I’m sorry, I don’t have just one solution, but I do have a couple of suggestions for you. No one child is the same and each child will have their own reaction to the different approaches. Try a few different tactics and see what works for you.

The Backpack

The first thing you can try is to get a backpack with a tether. It is a safety leash made for children that usually comes with an adorable backpack that kids love to wear.

This method keeps your child safe by your side all while giving them the freedom to walk on their own.

Personally not my favourite method, mostly because it did not work on my kids, but I have seen this very successful for MANY of my friends and family members and thus it is my number one suggestion for your runaway child.

Make It Into A Game

Sometimes the best thing to do is make a game of the situation.

Letting the imagination out with a simple game such as pretending the running child is a vehicle and giving commands such as “red” (means stop), “Yellow” (Means Slow Down), and “Green” (Means Go).

This kind of method is called ” Learning Through Play” and I am a huge advocate for this. I find children learn really well through hands-on learning situations.

Provide Clear Rules And Stick To Them

Something you should do in any situation is to state all of your rules in a simple, easy to understand way before you leave the house or get into the stroller.

Make it clear that if rules are not followed, the consequence will be going home. The thing is, you must make sure to be able to follow through on that consequence in order for it to be effective.

This is not a good consequence if you are paying $300 to get into the zoo (exaggeration, sorry, our Zoo is crazy expensive!) and you threaten to leave because if the running away sequence starts 15 minutes into your trip, you’re going to lose a lot of cash if you turn around and go back home.

A good turn of phrase for explaining the discipline to your kids is” Safety First, Fun Second”.

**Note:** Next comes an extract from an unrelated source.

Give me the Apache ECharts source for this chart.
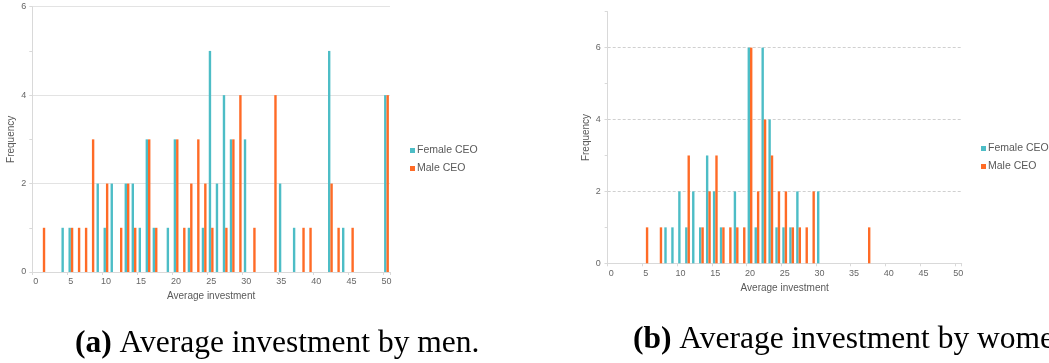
<!DOCTYPE html>
<html><head><meta charset="utf-8">
<script src="https://cdn.jsdelivr.net/npm/echarts@6/dist/echarts.min.js"></script>
<style>html,body{margin:0;padding:0;background:#fff}#c{width:1049px;height:363px}</style>
</head><body><div id="c"></div>
<script>
const categories = ['0','1','2','3','4','5','6','7','8','9','10','11','12','13','14','15','16','17','18','19','20','21','22','23','24','25','26','27','28','29','30','31','32','33','34','35','36','37','38','39','40','41','42','43','44','45','46','47','48','49','50'];
// (a) Average investment by men
const menFemaleCEO = [0,0,0,0,1,1,0,0,0,2, 1,2,0,2,2,1,3,1,0,1, 3,0,1,0,1,5,2,4,3,0, 3,0,0,0,0,2,0,1,0,0, 0,0,5,0,1,0,0,0,0,0, 4];
const menMaleCEO   = [0,1,0,0,0,1,1,1,3,0, 2,0,1,2,1,0,3,1,0,0, 3,1,2,3,2,1,0,1,3,4, 0,1,0,0,4,0,0,0,1,1, 0,0,2,1,0,1,0,0,0,0, 4];
// (b) Average investment by women
const womenFemaleCEO = [0,0,0,0,0,0,0,0,1,1, 2,1,2,1,3,2,1,0,2,0, 6,1,6,4,1,1,1,2,0,0, 2,0,0,0,0,0,0,0,0,0, 0,0,0,0,0,0,0,0,0,0, 0];
const womenMaleCEO   = [0,0,0,0,0,1,0,1,0,0, 0,3,0,1,2,3,1,1,1,1, 6,2,4,3,2,2,1,1,1,2, 0,0,0,0,0,0,0,1,0,0, 0,0,0,0,0,0,0,0,0,0, 0];
const seriesNames = ['Female CEO','Male CEO'];
const captionA = 'Average investment by men.';
const captionB = 'Average investment by women.';

const TEAL = '#4dbdc6', ORANGE = '#ff6b26';
const FONT = 'Liberation Sans, Arial, sans-serif';
const axisGray = '#d9d9d9';
const labelGray = '#666666';

const chart = echarts.init(document.getElementById('c'), null, {renderer:'canvas'});

function xAxis(gridIndex, margin, nameGap) {
  return {
    type:'category', gridIndex, data: categories, boundaryGap:true,
    axisLine:{show:true, lineStyle:{color:axisGray}},
    axisTick:{show:true, interval:4, length:3, lineStyle:{color:axisGray}},
    axisLabel:{interval:4, color:labelGray, fontSize:9, fontFamily:FONT, margin},
    name:'Average investment', nameLocation:'middle', nameGap,
    nameTextStyle:{color:'#595959', fontSize:10, fontFamily:FONT},
    splitLine:{show:false}
  };
}

const barCommon = {type:'bar', barWidth:2.4, barGap:'0%', animation:false};
const capStyle = {fontFamily:'Liberation Serif, serif', fontSize:31.5, fontWeight:'normal', color:'#000',
  rich:{b:{fontFamily:'Liberation Serif, serif', fontSize:31.5, fontWeight:'bold', color:'#000'}}};

const option = {
  animation:false,
  color:[TEAL, ORANGE],
  grid:[
    {left:32.3, right:659, top:6.7, bottom:91, containLabel:false},
    {left:607.7, right:87.3, top:11.7, bottom:99.7, containLabel:false}
  ],
  xAxis:[ xAxis(0, 5, 18), xAxis(1, 6, 18) ],
  yAxis:[
    {type:'value', gridIndex:0, min:0, max:6, interval:2,
     axisLine:{show:true, lineStyle:{color:axisGray}},
     axisTick:{show:true, length:3, lineStyle:{color:axisGray}},
     minorTick:{show:true, splitNumber:2, length:3, lineStyle:{color:axisGray}},
     splitLine:{show:true, lineStyle:{color:'#e3e3e3', width:1}},
     axisLabel:{color:labelGray, fontSize:9, fontFamily:FONT, margin:6},
     name:'Frequency', nameLocation:'middle', nameRotate:90, nameGap:16,
     nameTextStyle:{color:'#595959', fontSize:10, fontFamily:FONT}},
    {type:'value', gridIndex:1, min:0, max:7, interval:2,
     axisLine:{show:true, lineStyle:{color:axisGray}},
     axisTick:{show:true, length:3, lineStyle:{color:axisGray}},
     splitLine:{show:true, showMaxLine:false, lineStyle:{color:'#d0d0d0', type:[3,2], width:1}},
     axisLabel:{color:labelGray, fontSize:9, fontFamily:FONT, margin:7, showMaxLabel:false},
     name:'Frequency', nameLocation:'middle', nameRotate:90, nameGap:16,
     nameTextStyle:{color:'#595959', fontSize:10, fontFamily:FONT}},
    {type:'value', gridIndex:1, min:0, max:7, interval:1, position:'left', offset:0,
     axisLine:{show:false},
     axisTick:{show:true, length:3, lineStyle:{color:axisGray}},
     splitLine:{show:false}, axisLabel:{show:false}}
  ],
  legend:[
    {orient:'vertical', left:405, top:140, itemWidth:5, itemHeight:5, itemGap:7,
     icon:'rect', data:seriesNames,
     textStyle:{color:'#595959', fontSize:10.5, fontFamily:FONT, padding:[0,0,0,-3]}},
    {orient:'vertical', left:976, top:138, itemWidth:5, itemHeight:5, itemGap:7,
     icon:'rect', data:seriesNames,
     textStyle:{color:'#595959', fontSize:10.5, fontFamily:FONT, padding:[0,0,0,-3]}}
  ],
  title:[
    {text:'{b|(a)} ' + captionA, left:70, top:323, textStyle:capStyle},
    {text:'{b|(b)} ' + captionB, left:628, top:319, textStyle:capStyle}
  ],
  series:[
    Object.assign({}, barCommon, {name:seriesNames[0], xAxisIndex:0, yAxisIndex:0, data:menFemaleCEO, itemStyle:{color:TEAL}}),
    Object.assign({}, barCommon, {name:seriesNames[1], xAxisIndex:0, yAxisIndex:0, data:menMaleCEO, itemStyle:{color:ORANGE}}),
    Object.assign({}, barCommon, {name:seriesNames[0], xAxisIndex:1, yAxisIndex:1, data:womenFemaleCEO, itemStyle:{color:TEAL}}),
    Object.assign({}, barCommon, {name:seriesNames[1], xAxisIndex:1, yAxisIndex:1, data:womenMaleCEO, itemStyle:{color:ORANGE}})
  ]
};
chart.setOption(option);
</script>
</body></html>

If the listening / safety doesn’t happen, the fun thing you had planned doesn’t happen.

This isn’t punishment, it is a way to get kids to understand what is safe and what is not. It should not be used a threat, but rather an explanation.

A good way to see if your child understood the statement, ask a few questions to confirm they had their listening ears on.

Try The “Hold The Stroller” Approach

Sometimes the best thing to do is get your child to hold onto the stroller while you push it around. This gives them the independence of walking as well as the satisfaction of helping you out.

This is a win-win situation and could last a long while until your child is exhausted from walking and needs to get back into the stroller.

If you child starts out walking nicely alongside the stroller but then starts to run away when they see shiny exciting objects in the distance, you will have to put the child back into the stroller for being unsafe.


The most important thing to remember that this is typical behaviour for a 2-3-year-old and while the stage is frustrating, it is not their fault. These little humans are just excited about life and they want to know and feel everything and anything they can!

This stage will pass, and you may even miss it when they grow up.. .no lie!